The Palestinian-Israeli Conflict: A Very Short Introduction

The Palestinian-Israeli Conflict: A Very Short Introduction
Publisher: OUP Oxford
Published Date : 29 August 2013
ISBN-13: 978-0199603930

This book is part of a large series covering a wide range of topics, but it is the first in the Oxford University Press' "Very Short Introduction" collection to address the question of Palestine-Israel. Responsibility for the task was given to Professor Martin Bunton, an academic based at the University of Victoria, Canada.

Bunton divides the book into six clear, chronologically-ordered chapters that cover the Ottoman era, the British mandate, the partition of Palestine and the Nakba, Israel's rule over the West Bank and Gaza from 1967 onwards, culminating in the first and second Intifadas and the international peace process.

The book has some important strengths: it is well written, provides insightful maps and timelines, and serves as an historical summary of key events and developments. The series of which the book is a part aims to make "challenging topics highly readable", and in this, Bunton succeeds.

Bunton also includes plenty of material that will challenge perceptions shaped by long-standing myths – such as the fact that in 1948, the number of Haganah/Israeli Defence Forces troops outnumbered the "total number of Arabs committed to the war", with Israel also benefitting from disorganisation amongst Arab forces.

The book also makes it clear that a Jewish state was established through the forced displacement of the indigenous Palestinian population. "Upon independence", Bunton writes, "the new state was determined to establish a democratic government" – he then adds drily "at least for Jews".

While there is much to commend the book for, there are also some important problems. According to OUP, the book "gets to the heart of the problem" and reduces it "to its very essence: a struggle between two nations over land", a "territorial contest between two nations".

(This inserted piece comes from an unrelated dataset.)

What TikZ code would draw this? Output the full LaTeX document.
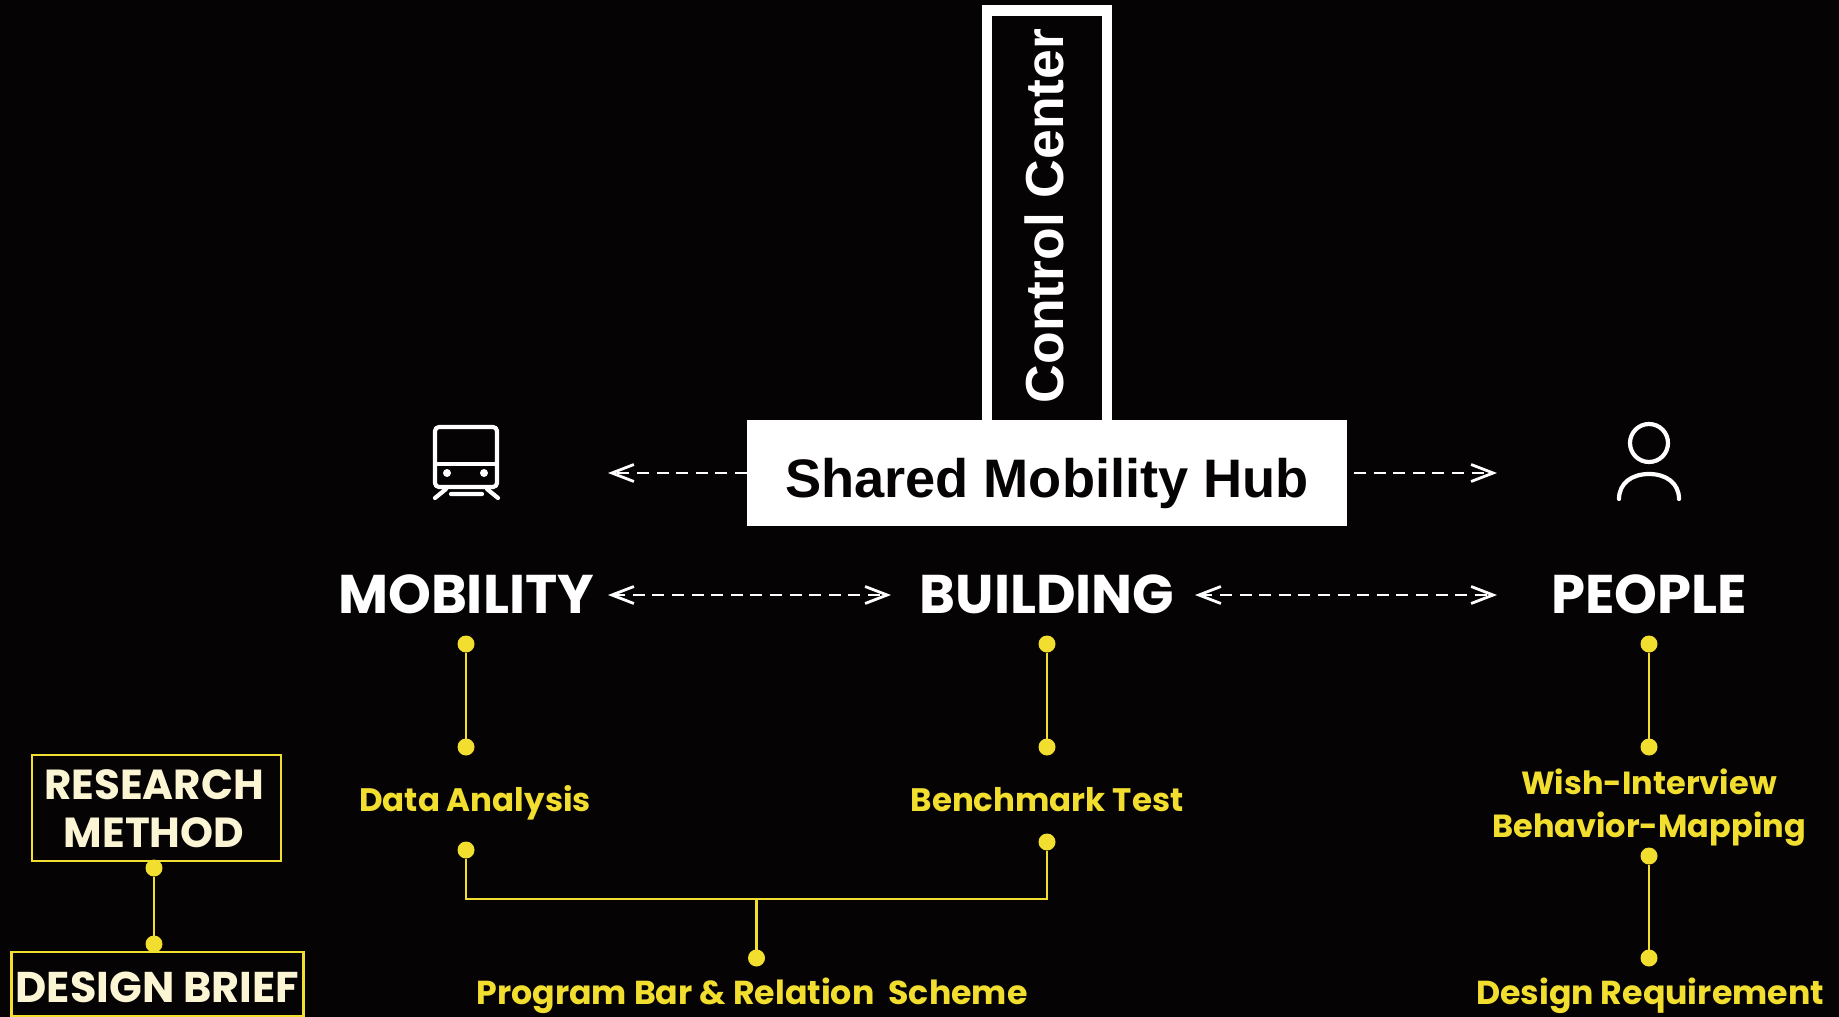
\documentclass[tikz,border=0pt]{standalone}
\usepackage{fontspec}
\usetikzlibrary{arrows.meta}
\setmainfont{Liberation Sans}
\newfontfamily\popb{Poppins Bold}
\definecolor{bgk}{HTML}{050304}
\definecolor{ylw}{HTML}{F2DE2E}
\definecolor{crm}{HTML}{FBF5D3}
\tikzset{
  x=1pt,y=-1pt,
  bar/.style={inner sep=0pt,outer sep=0pt,anchor=base},
  hubtext/.style={bar,text=bgk,font=\fontsize{54.2}{56}\selectfont\bfseries},
  ctrltext/.style={bar,text=white,rotate=90,font=\fontsize{53.5}{56}\selectfont\bfseries},
  head/.style={bar,text=white,font=\popb\fontsize{54.5}{56}\selectfont},
  ylabel/.style={bar,text=ylw,font=\popb\fontsize{32.5}{34}\selectfont},
  ylabelw/.style={bar,text=ylw,font=\popb\fontsize{33.2}{34}\selectfont},
  ylabeln/.style={bar,text=ylw,font=\popb\fontsize{32}{34}\selectfont},
  method/.style={bar,text=crm,font=\popb\fontsize{42}{42}\selectfont},
  methodw/.style={bar,text=crm,font=\popb\fontsize{43}{43}\selectfont},
  dot/.style={circle,fill=ylw,minimum size=17pt,inner sep=0pt,outer sep=0pt},
  yline/.style={draw=ylw,line width=2.8pt},
  tipbarb/.tip={Straight Barb[length=22pt,width=17pt,line width=2.8pt]},
  dashar/.style={white,line width=2.8pt,dash pattern=on 12pt off 7.6pt,tipbarb-tipbarb},
  dashr/.style={white,line width=2.8pt,dash pattern=on 12pt off 7.6pt,-tipbarb},
  icon/.style={draw=white,line width=4.2pt,line cap=round,line join=round},
  ybox/.style={draw=ylw,line width=2.8pt,inner sep=0pt,outer sep=0pt}
}
\begin{document}
\begin{tikzpicture}
\useasboundingbox (0,0) rectangle (1839,1017);
\fill[bgk] (0,0) rectangle (1839,1017);

% control center
\node[draw=white,line width=10.5pt,minimum width=120pt,minimum height=420pt,inner sep=0pt,outer sep=0pt] (ctrl) at (1047,220.5) {};
\node[ctrltext] (ctrltxt) at (1063,216) {Control Center};

% hub
\node[fill=white,minimum width=600pt,minimum height=106pt,inner sep=0pt,outer sep=0pt] (hub) at (1047,473) {};
\node[hubtext] (hubtxt) at (1047,497) {Shared Mobility Hub};

% headings
\node[head] (mob) at (466,613) {MOBILITY};
\node[head] (bld) at (1047,613) {BUILDING};
\node[head] (ppl) at (1649,613) {PEOPLE};

% dashed arrows
\coordinate (a1) at (608,473);
\coordinate (a2) at (1354,473);
\coordinate (a3) at (1497,473);
\coordinate (b1) at (608,595);
\coordinate (b2) at (891,595);
\coordinate (b3) at (1195,595);
\coordinate (b4) at (1497,595);
\draw[dashr] (hub.west) -- (a1);
\draw[dashr] (a2) -- (a3);
\draw[dashar] (b1) -- (b2);
\draw[dashar] (b3) -- (b4);

% train icon
\draw[icon,rounded corners=4pt] (435,427) rectangle (497,487);
\draw[icon,line cap=butt] (435,464) -- (497,464);
\fill[white] (447,473) circle (4pt) (484,473) circle (4pt);
\draw[icon] (446,489) -- (435,498) (487,489) -- (498,498) (451,494) -- (482,494);

% person icon
\draw[icon] (1649,443) circle (19pt);
\draw[icon] (1619,499) .. controls (1619,483) and (1632,474) .. (1649,474) .. controls (1666,474) and (1679,483) .. (1679,499);

% mobility column
\node[dot] (m1) at (466,644) {};
\node[dot] (m2) at (466,747) {};
\node[ylabel] (mt) at (475,811) {Data Analysis};
\node[dot] (m3) at (466,850) {};
\draw[yline] (m1) -- (m2);

% building column
\node[dot] (g1) at (1047,644) {};
\node[dot] (g2) at (1047,747) {};
\node[ylabel] (gt) at (1047,811) {Benchmark Test};
\node[dot] (g3) at (1047,842) {};
\draw[yline] (g1) -- (g2);

% program bar
\coordinate (jn) at (756.5,899);
\node[dot] (pd) at (756.5,958) {};
\node[ylabelw] (pt) at (752,1004) {Program Bar \& Relation\ \ Scheme};
\draw[yline] (m3) |- (jn) -| (g3);
\draw[yline] (jn) -- (pd);

% people column
\node[dot] (p1) at (1649,644) {};
\node[dot] (p2) at (1649,747) {};
\node[ylabeln] (pa) at (1649,794) {Wish-Interview};
\node[ylabeln] (pb) at (1649,837) {Behavior-Mapping};
\node[dot] (p3) at (1649,856) {};
\node[dot] (p4) at (1649,958) {};
\node[ylabelw] (pc) at (1650,1004) {Design Requirement};
\draw[yline] (p1) -- (p2);
\draw[yline] (p3) -- (p4);

% method boxes
\node[ybox,minimum width=249pt,minimum height=106pt] (rm) at (156.5,808) {};
\node[method] (rm1) at (154,799) {RESEARCH};
\node[method] (rm2) at (154,847) {METHOD};
\node[ybox,minimum width=292pt,minimum height=64pt] (db) at (157.5,984) {};
\node[methodw] (dbt) at (157.5,1002) {DESIGN BRIEF};
\node[dot] (r1) at (154,868) {};
\node[dot] (r2) at (154,944) {};
\draw[yline] (r1) -- (r2);
\end{tikzpicture}
\end{document}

This framing is repeated over and over again. In the preface, Bunton talks about "the problem of sharing the land", and states clearly that, for him, "the main challenge" for "resolving the conflict" is "essentially one of drawing borders". He summarises the lamentable history of the last century was a failure of various attempts to "satisfy the claims of both Jewish and Palestinian nationalism to the same territorial space", a parity he frequently emphasises.

What makes this particularly striking is that Bunton also describes the Zionist colonisation process during the British Mandate as an effort "to settle a European population among indigenous inhabitants with whom there could be no accommodation". He notes that for Palestinians, Zionism was a "settler-colonial movement". But he leaves that verdict hanging – a Palestinian claim which he does not dismiss or support.

His summary of the failings of the Oslo process is somewhat flimsy and rests on another series of statements of equivalence: "both sides", "mistrust felt by everyone", "each side accused the other". The danger of seeing the "conflict" as being about drawing borders is that one obscures the power asymmetry and ongoing, active dynamic of Israeli settler-colonial expansion and consolidation (both inside the West Bank as well as in the pre-1967 lines).

Bunton's own views are further clarified in the conclusion. The "basic outlines" for a resolution "are clear", he tells the reader, before laying them out: two states, land swaps, "limitations placed on the Palestinian military forces", and a "mutually acceptable negotiation of the Palestinian refugee problem" that does not threaten "the Jewish character of the state".

This final section is a microcosm of the book's strengths and weaknesses: a concise, readable summary, constrained by assumptions about what constitutes a practical or moral solution. The book's final remarks, warning of the death of the two-state solution, only serves to highlight the failings of the metanarrative shaping Bunton's otherwise useful historical introduction.